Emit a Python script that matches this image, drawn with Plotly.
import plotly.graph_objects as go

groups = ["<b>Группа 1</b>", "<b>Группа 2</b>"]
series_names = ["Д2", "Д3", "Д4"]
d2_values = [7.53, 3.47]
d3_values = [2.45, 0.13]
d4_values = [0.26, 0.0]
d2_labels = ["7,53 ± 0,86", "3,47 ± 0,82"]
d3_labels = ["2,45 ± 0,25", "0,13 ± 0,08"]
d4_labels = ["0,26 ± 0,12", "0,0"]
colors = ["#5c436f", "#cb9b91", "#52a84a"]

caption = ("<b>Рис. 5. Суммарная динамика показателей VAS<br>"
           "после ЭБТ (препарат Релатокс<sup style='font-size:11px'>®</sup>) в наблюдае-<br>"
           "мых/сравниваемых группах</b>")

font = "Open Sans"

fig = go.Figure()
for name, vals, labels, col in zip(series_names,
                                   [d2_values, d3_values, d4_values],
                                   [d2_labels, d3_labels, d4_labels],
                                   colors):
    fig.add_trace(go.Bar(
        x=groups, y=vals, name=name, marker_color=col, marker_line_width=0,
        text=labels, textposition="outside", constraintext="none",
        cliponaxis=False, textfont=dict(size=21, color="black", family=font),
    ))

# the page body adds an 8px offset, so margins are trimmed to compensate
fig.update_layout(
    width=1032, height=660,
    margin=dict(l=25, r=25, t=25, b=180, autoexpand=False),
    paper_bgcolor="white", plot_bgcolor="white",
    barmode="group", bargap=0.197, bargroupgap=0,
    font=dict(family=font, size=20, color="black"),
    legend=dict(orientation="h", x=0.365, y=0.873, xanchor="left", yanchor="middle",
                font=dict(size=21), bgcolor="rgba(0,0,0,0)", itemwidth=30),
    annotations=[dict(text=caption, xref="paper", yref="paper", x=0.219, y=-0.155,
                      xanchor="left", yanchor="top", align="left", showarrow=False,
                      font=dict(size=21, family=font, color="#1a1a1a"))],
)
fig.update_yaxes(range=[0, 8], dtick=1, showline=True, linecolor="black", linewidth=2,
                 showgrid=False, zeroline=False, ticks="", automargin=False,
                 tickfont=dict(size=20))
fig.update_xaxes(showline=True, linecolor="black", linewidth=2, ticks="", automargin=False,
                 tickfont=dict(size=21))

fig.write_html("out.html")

* * *

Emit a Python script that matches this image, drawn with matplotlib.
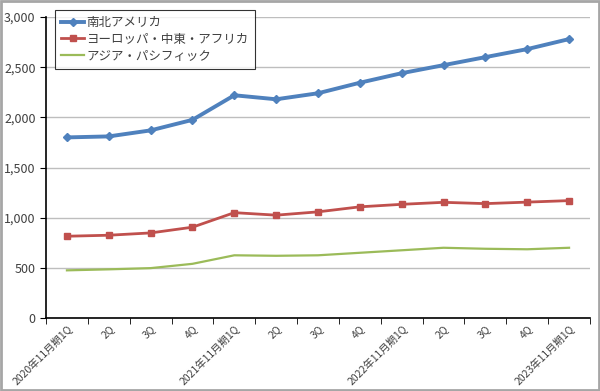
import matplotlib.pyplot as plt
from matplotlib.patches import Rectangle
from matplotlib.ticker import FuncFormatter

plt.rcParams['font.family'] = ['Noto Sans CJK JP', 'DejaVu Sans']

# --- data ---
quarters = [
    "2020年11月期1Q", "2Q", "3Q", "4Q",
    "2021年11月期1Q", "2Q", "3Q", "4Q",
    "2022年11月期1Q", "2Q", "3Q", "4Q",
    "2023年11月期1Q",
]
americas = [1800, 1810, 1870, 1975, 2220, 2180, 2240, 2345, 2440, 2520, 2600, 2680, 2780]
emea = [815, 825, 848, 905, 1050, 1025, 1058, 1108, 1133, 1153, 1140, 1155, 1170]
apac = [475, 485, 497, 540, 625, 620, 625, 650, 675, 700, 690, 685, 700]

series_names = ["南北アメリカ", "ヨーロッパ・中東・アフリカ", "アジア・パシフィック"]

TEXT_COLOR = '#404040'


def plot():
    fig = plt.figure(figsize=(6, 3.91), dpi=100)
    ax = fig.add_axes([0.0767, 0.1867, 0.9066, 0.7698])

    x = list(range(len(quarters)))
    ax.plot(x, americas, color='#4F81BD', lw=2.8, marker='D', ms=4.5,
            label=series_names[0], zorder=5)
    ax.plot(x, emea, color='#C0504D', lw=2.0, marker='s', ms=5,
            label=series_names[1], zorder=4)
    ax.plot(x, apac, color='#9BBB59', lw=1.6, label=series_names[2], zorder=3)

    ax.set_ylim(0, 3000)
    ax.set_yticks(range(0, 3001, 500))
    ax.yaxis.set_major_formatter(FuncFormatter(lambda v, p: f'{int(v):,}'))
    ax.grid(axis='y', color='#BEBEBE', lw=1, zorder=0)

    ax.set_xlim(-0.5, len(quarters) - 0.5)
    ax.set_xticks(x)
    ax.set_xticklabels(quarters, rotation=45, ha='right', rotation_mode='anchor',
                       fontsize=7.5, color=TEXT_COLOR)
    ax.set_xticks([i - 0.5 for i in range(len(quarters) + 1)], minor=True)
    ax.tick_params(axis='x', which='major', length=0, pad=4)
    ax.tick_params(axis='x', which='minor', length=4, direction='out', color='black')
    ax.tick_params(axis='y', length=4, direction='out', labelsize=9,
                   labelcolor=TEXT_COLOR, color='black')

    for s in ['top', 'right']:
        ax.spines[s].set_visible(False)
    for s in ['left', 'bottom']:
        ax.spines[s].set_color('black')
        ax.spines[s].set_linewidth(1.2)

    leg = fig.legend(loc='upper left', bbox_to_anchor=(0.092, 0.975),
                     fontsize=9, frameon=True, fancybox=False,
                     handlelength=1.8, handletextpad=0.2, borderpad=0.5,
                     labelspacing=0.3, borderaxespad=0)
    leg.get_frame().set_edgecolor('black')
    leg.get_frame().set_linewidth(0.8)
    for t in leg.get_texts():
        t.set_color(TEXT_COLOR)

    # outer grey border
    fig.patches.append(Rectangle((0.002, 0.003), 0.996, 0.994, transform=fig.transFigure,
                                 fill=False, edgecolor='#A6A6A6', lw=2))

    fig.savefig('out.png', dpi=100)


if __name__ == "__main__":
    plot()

* * *

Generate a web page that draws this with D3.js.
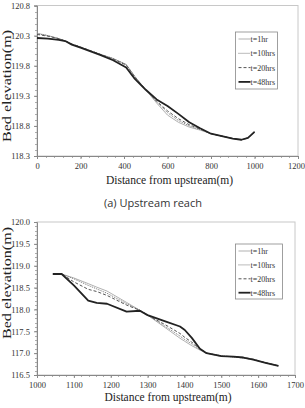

WORK REQUIRED:
Write down exactly what the lines above say, from the line holding "drawn with matplotlib." through the line holding "ax.grid(axis='y', color='#BEBEBE', lw=1, zorder=0)", and nothing more. Do not copy the pictures.

ANSWER FOR THIS EXERCISE:
Emit a Python script that matches this image, drawn with matplotlib.
import matplotlib.pyplot as plt
from matplotlib.patches import Rectangle
from matplotlib.ticker import FuncFormatter

plt.rcParams['font.family'] = ['Noto Sans CJK JP', 'DejaVu Sans']

# --- data ---
quarters = [
    "2020年11月期1Q", "2Q", "3Q", "4Q",
    "2021年11月期1Q", "2Q", "3Q", "4Q",
    "2022年11月期1Q", "2Q", "3Q", "4Q",
    "2023年11月期1Q",
]
americas = [1800, 1810, 1870, 1975, 2220, 2180, 2240, 2345, 2440, 2520, 2600, 2680, 2780]
emea = [815, 825, 848, 905, 1050, 1025, 1058, 1108, 1133, 1153, 1140, 1155, 1170]
apac = [475, 485, 497, 540, 625, 620, 625, 650, 675, 700, 690, 685, 700]

series_names = ["南北アメリカ", "ヨーロッパ・中東・アフリカ", "アジア・パシフィック"]

TEXT_COLOR = '#404040'


def plot():
    fig = plt.figure(figsize=(6, 3.91), dpi=100)
    ax = fig.add_axes([0.0767, 0.1867, 0.9066, 0.7698])

    x = list(range(len(quarters)))
    ax.plot(x, americas, color='#4F81BD', lw=2.8, marker='D', ms=4.5,
            label=series_names[0], zorder=5)
    ax.plot(x, emea, color='#C0504D', lw=2.0, marker='s', ms=5,
            label=series_names[1], zorder=4)
    ax.plot(x, apac, color='#9BBB59', lw=1.6, label=series_names[2], zorder=3)

    ax.set_ylim(0, 3000)
    ax.set_yticks(range(0, 3001, 500))
    ax.yaxis.set_major_formatter(FuncFormatter(lambda v, p: f'{int(v):,}'))
    ax.grid(axis='y', color='#BEBEBE', lw=1, zorder=0)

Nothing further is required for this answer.